The curse gathers in the next place of death, says the opening subtitles. You just have to love how such a nice house is considered a place of death. Give me a nice house with a ghost over my current apartment any day of the week. Now that’s a horror movie. While “Ju-On” was a pleasant horror flick, I am one of many who thought “The Grudge” was simply a horrible movie. Void of any atmosphere, and completely missing the point of the original, turning Kayako into a run of the mill monster, as opposed to her actual purpose in the original. Well, here’s the sequel, and it’s actually no different. It’s repetitive, it feels like three hours, and there’s really no character you can root for.
After Gellar appears in a glorified cameo, Amber Tamblyn’s character really doesn’t fare any better. She appears with a basically cheesy set-up being the black sheep of her family, and is ordered by her mother to get Gellar back home, and she’s sucked into the mystery. What mystery? Damned if I know. “The Grudge 2” seriously has no forward progression into this story, nor do the writers seem to get where they’re going with all of this. Three different story arcs follow the ghost’s havoc, none with any sense of direction or actual substance. Actors are simply props dressed as characters, for the ghosts that are props themselves, to terrorize them, and that’s the gist.
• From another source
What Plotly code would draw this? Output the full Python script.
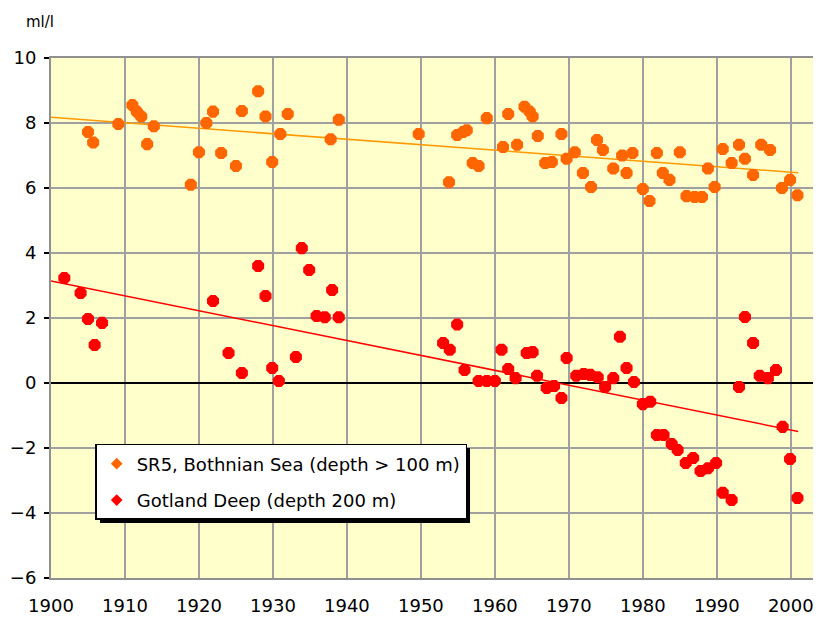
import numpy as np
import plotly.graph_objects as go

# SR5, Bothnian Sea (depth > 100 m), oxygen ml/l
sr5_year = [1905.0, 1905.7, 1909.1, 1911.0, 1911.6, 1912.2, 1913.0, 1913.9, 1918.9, 1920.0,
            1921.0, 1921.9, 1923.0, 1925.0, 1925.8, 1928.0, 1929.0, 1929.9, 1931.0, 1932.0,
            1937.8, 1938.9, 1949.7, 1953.8, 1954.9, 1955.7, 1956.2, 1957.0, 1957.8, 1958.9,
            1961.1, 1961.8, 1963.0, 1964.0, 1964.7, 1965.1, 1965.8, 1966.8, 1967.7, 1969.0,
            1969.7, 1970.8, 1971.9, 1973.0, 1973.8, 1974.6, 1976.0, 1977.2, 1977.8, 1978.6,
            1980.0, 1980.9, 1981.9, 1982.7, 1983.6, 1985.0, 1985.9, 1987.0, 1988.0, 1988.8,
            1989.7, 1990.8, 1992.0, 1993.0, 1993.8, 1994.9, 1996.0, 1997.2, 1998.8, 1999.9,
            2000.9]
sr5_o2 = [7.72, 7.40, 7.97, 8.55, 8.35, 8.20, 7.35, 7.90, 6.10, 7.10,
          8.00, 8.35, 7.08, 6.68, 8.37, 8.98, 8.20, 6.80, 7.66, 8.28,
          7.50, 8.10, 7.66, 6.18, 7.63, 7.72, 7.78, 6.77, 6.68, 8.15,
          7.26, 8.28, 7.33, 8.50, 8.35, 8.20, 7.60, 6.77, 6.80, 7.66,
          6.90, 7.10, 6.46, 6.03, 7.48, 7.17, 6.60, 7.00, 6.46, 7.08,
          5.97, 5.60, 7.08, 6.46, 6.25, 7.10, 5.75, 5.72, 5.72, 6.60,
          6.03, 7.20, 6.77, 7.33, 6.90, 6.40, 7.33, 7.17, 6.00, 6.25,
          5.78]

# Gotland Deep (depth 200 m), oxygen ml/l (negative = H2S)
gd_year = [1901.8, 1904.0, 1905.0, 1905.9, 1906.9, 1921.9, 1924.0, 1925.8, 1928.0, 1929.0,
           1929.9, 1930.8, 1933.1, 1933.9, 1934.9, 1935.9, 1937.0, 1938.0, 1938.9, 1953.0,
           1953.9, 1954.9, 1955.9, 1957.8, 1958.9, 1960.0, 1960.9, 1961.8, 1962.8, 1964.3,
           1965.1, 1965.7, 1967.0, 1968.0, 1969.0, 1969.7, 1971.0, 1972.0, 1972.9, 1973.9,
           1974.9, 1976.0, 1976.9, 1977.8, 1978.8, 1980.0, 1981.0, 1981.9, 1982.8, 1983.9,
           1984.7, 1985.8, 1986.8, 1987.8, 1988.8, 1989.9, 1990.8, 1992.0, 1993.0, 1993.8,
           1994.9, 1995.8, 1996.9, 1998.0, 1998.9, 1999.9, 2000.9]
gd_o2 = [3.23, 2.77, 1.97, 1.17, 1.85, 2.52, 0.92, 0.31, 3.60, 2.68,
         0.46, 0.06, 0.80, 4.15, 3.48, 2.06, 2.02, 2.86, 2.02, 1.23,
         1.02, 1.80, 0.40, 0.06, 0.06, 0.06, 1.02, 0.43, 0.15, 0.92,
         0.95, 0.22, -0.15, -0.09, -0.46, 0.77, 0.22, 0.28, 0.25, 0.18,
         -0.12, 0.15, 1.42, 0.46, 0.03, -0.65, -0.58, -1.60, -1.60, -1.88,
         -2.06, -2.46, -2.31, -2.71, -2.62, -2.46, -3.38, -3.60, -0.12, 2.03,
         1.23, 0.22, 0.15, 0.40, -1.35, -2.34, -3.54]

trend_span = [1900, 2001]
x_ticks = list(range(1900, 2001, 10))
y_ticks = list(range(-6, 11, 2))

ORANGE = "#FF6600"
RED = "#FF0000"
FONT = "DejaVu Sans, Arial, sans-serif"


def trend(xs, ys):
    k, b = np.polyfit(xs, ys, 1)
    return [k * x + b for x in trend_span]


fig = go.Figure()

# linear trend lines
fig.add_trace(go.Scatter(x=trend_span, y=trend(sr5_year, sr5_o2), mode="lines",
                         line=dict(color="#FF9900", width=1.5), showlegend=False, hoverinfo="skip"))
fig.add_trace(go.Scatter(x=trend_span, y=trend(gd_year, gd_o2), mode="lines",
                         line=dict(color=RED, width=1.5), showlegend=False, hoverinfo="skip"))

# observations
fig.add_trace(go.Scatter(x=sr5_year, y=sr5_o2, mode="markers",
                         marker=dict(color=ORANGE, size=13, symbol="octagon"), showlegend=False))
fig.add_trace(go.Scatter(x=gd_year, y=gd_o2, mode="markers",
                         marker=dict(color=RED, size=13, symbol="octagon"), showlegend=False))

# legend entries (small diamonds, like the original)
fig.add_trace(go.Scatter(x=[None], y=[None], mode="markers", name="SR5, Bothnian Sea (depth > 100 m)",
                         legendgroup="a", marker=dict(color=ORANGE, size=9, symbol="diamond")))
fig.add_trace(go.Scatter(x=[None], y=[None], mode="markers", name="Gotland Deep (depth 200 m)",
                         legendgroup="b", marker=dict(color=RED, size=9, symbol="diamond")))

# legend drop shadow
fig.add_shape(type="rect", xref="paper", yref="paper", x0=0.0643, x1=0.5499, y0=0.1058, y1=0.25,
              fillcolor="black", line=dict(width=0), layer="above")

fig.add_annotation(text="ml/l", xref="paper", yref="paper", x=-0.014, y=1.069,
                   xanchor="center", yanchor="middle", showarrow=False,
                   font=dict(family=FONT, size=15, color="black"))

# the page body has an 8px margin, so the figure is 8px smaller than the window
fig.update_layout(
    width=813, height=609,
    margin=dict(l=43, r=8, t=50, b=39),
    paper_bgcolor="white",
    plot_bgcolor="#FFFFCC",
    font=dict(family=FONT, size=18, color="black"),
    legend=dict(x=0.058, y=0.2577, xanchor="left", yanchor="top",
                bgcolor="white", bordercolor="black", borderwidth=1.5,
                font=dict(family=FONT, size=18), itemwidth=30, tracegroupgap=10),
    xaxis=dict(range=[1900, 2003], tickvals=x_ticks, showgrid=True, gridcolor="#A0A0A0", gridwidth=2,
               showline=True, linecolor="#909090", linewidth=2, mirror=True, zeroline=False,
               ticks="", ticklabelstandoff=10, automargin=False),
    yaxis=dict(range=[-6, 10], tickvals=y_ticks, showgrid=True, gridcolor="#A0A0A0", gridwidth=2,
               showline=True, linecolor="#909090", linewidth=2, mirror=True,
               zeroline=True, zerolinecolor="black", zerolinewidth=1.5,
               ticks="outside", ticklen=5, tickcolor="black", tickwidth=1.5,
               ticklabelstandoff=4, automargin=False),
)

fig.write_html("out.html")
Shimizu does have in his corner, some truly eerie sequences that really did manage to garner a shudder here and there. Aside from the goofy attempt to downplay Arielle Kebbel’s utter sex appeal, Kebbel pulls in a competent performance paired with some rather morbid effects including one strobe effect involving Kayako and exploding lights, and a pretty creepy dream sequence. The tension in there, there’s no doubt about that, and in fleeting moments it works. And when the story does actually manage to get desperate, it begins to connect the three sub-plots rather anxiously, thus we have two utterly under developed pointless arcs, while one is created to serve as nothing more than a blatant preamble to the third film which will likely be set in an apartment building.
“The Grudge 2” is nothing but set-up and random scares in an utterly disjointed sequence without any payoff. I sat there the entire time wondering “Where is it all leading to?” and I never received an answer. The entire film leads to nothing. Literally nothing. And “The Grudge 2” simply isn’t a sequel you’ll remember an hour after finishing. In spite of some moments of genuine tension and visuals, Shimizu’s entry into a pretty awful franchise is disjointed, weak, and void of any sense of logic, or purpose. It’s a random series of attempted frights that fails at every turn.